M. MacDonald envisage l’avenir avec lucidité : « Je crois qu’il surviendra certainement des ajustements dans la conception des protections de réassurance, au cours des prochains mois. Et les assureurs devront aussi faire le même genre de travail. Même si ces commentaires sont encore du domaine spéculatif, les modèles météo pointent tous vers plus de sévérité. Jusqu’à un certain point, ça fait franchement peur! »

Les systèmes de modélisation inquiets

Même les sociétés de modélisation du risque, dont les données alimentent la souscription des risques, prévoient une augmentation de la sévérité et du nombre de catastrophes liées aux conditions climatiques.
Une de ces sociétés, Tropical Storm Risk (TSR) vient de publier des chiffres alarmants.
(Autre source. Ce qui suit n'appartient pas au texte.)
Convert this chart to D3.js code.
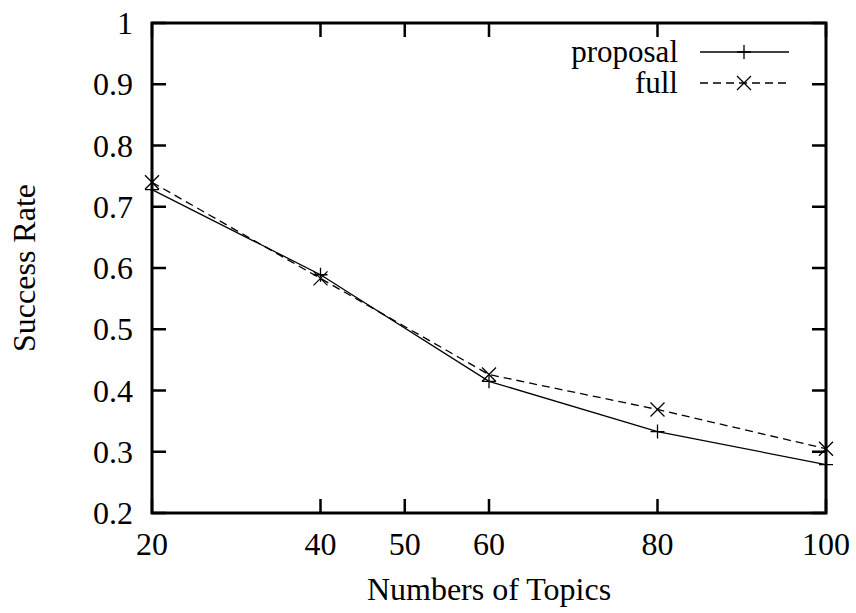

TSR prédit une saison des ouragans très active dans la zone atlantique en 2006. Sur les côtes américaines, cette activité sera de 60% plus sévère que les normales observées entre 1950 et 2005.

TSR parle d’une probabilité de 81% que la sévérité des ouragans frappant les côtes américaines se situe dans la tranche supérieure. La force des vents balayant l’Atlantique et la mer des Caraïbes ainsi que la température élevée de l’eau entre l’Afrique et l’Amérique constituent les deux principaux facteurs militant en faveur d’une sévérité accrue.

Par contre, les données historiques avancées par TSR permettent de conclure qu’il n’y aura probablement pas plus d’un ouragan de classe 5 frappant la région du golfe du Mexique en 2006, contrairement à l’an dernier.

De son côté, la société AON est d’avis que les changements climatiques actuels se traduiront par davantage de sécheresse dans certaines parties du monde ainsi que par plus de précipitations, d’inondations et de tempêtes de vent ailleurs. « La complexité des installations manufacturières, leur interdépendance et la croissance continue de mégalopoles, souvent situées dans des zones plus à risque sur le plan catastrophique, se traduiront par une augmentation continue des coûts d’assurance en matière d’inondations, d’ouragans et de tremblements de terre », affirme la société dans son rapport Focus de décembre.

En janvier, AON a publié un nouveau bulletin Focus dans lequel elle affirme que les études statistiques actuelles indiquent que nous traversons actuellement un cycle d’une décennie de conditions climatiques dont la sévérité sera constante ou même pire. L’étude fait état d’un cycle semblable à celui qui s’est étiré de 1930 jusqu’au milieu des années 1960. AON prédit que le marché de l’assurance américain va se durcir, avec une tarification en hausse constante, notamment pour les entreprises situées dans les zones à risque. En conséquence, les catastrophes passées et futures vont transformer en profondeur la réassurance mondiale.

Lors d’un symposium sur les ouragans tenu à Londres à la fin de l’an dernier, organisé par GE Insurance Solutions, Roger Pielke Jr, directeur du Centre de recherche sur les politiques liées à la science et à la technologie de l’Université du Colorado, a affirmé que l’ampleur des pertes des ouragans qui toucheront les États-Unis vont « continuer à nous abasourdir » au cours des prochaines années.

L’urbanisation des régions côtières joue un rôle dans cette augmentation du risque. Urbanisation qui se constate partout dans le monde, notamment en Asie.